I have no right to expect anything out of anyone. It is only up to me to choose how I will react to the situation. As far as I was concerned, I thought I had two choices; to either lie down and teach my daughter to simply put up with cruelty, or, to stand up for her and show her not to allow others to treat her badly.

I should have taught her to walk away. I should have taught her that she cannot control others or force them to behave how she wants them to. I should have taught her, through my own actions, that when a person cannot show compassion or empathy, it is not up to us to make them see the error of their ways, but to love ourselves enough to remove ourselves from such a person, from such a situation. I should have shown her that it was not up to me to expect better from them, but to expect better from myself.

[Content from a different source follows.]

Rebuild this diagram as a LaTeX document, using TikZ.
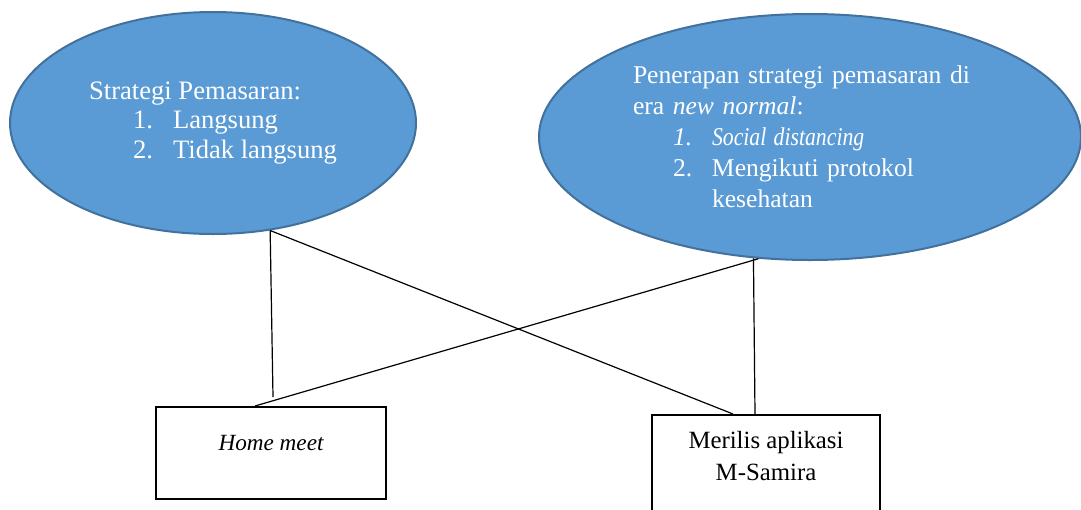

This whole situation has taught me so much and for that, I am incredibly grateful. I am grateful that I can now see the arrogance and the judgment and the confrontation that was disguised as “fighting for our rights.” I am incredibly grateful that I can let go of expectation of others and begin to expect more from myself. Because ultimately, that is the only behavior of which we have any control; our own.

From now on I will see others, including my family, my husband, my children, teachers, community members, strangers, from where they are at. Not from where I am at. And from there I will make choices on how I want to behave and respond, not on how I want them to behave. And hopefully my children will see that and do the same. Hopefully they will go through the world with the kind of compassion that can only come with accepting others instead of making demands of them. And when they are hurt or mistreated, I hope they can stand up for themselves by walking away, by saying, “I cannot accept this because I love myself too much,” without judgement, without ego getting in the way.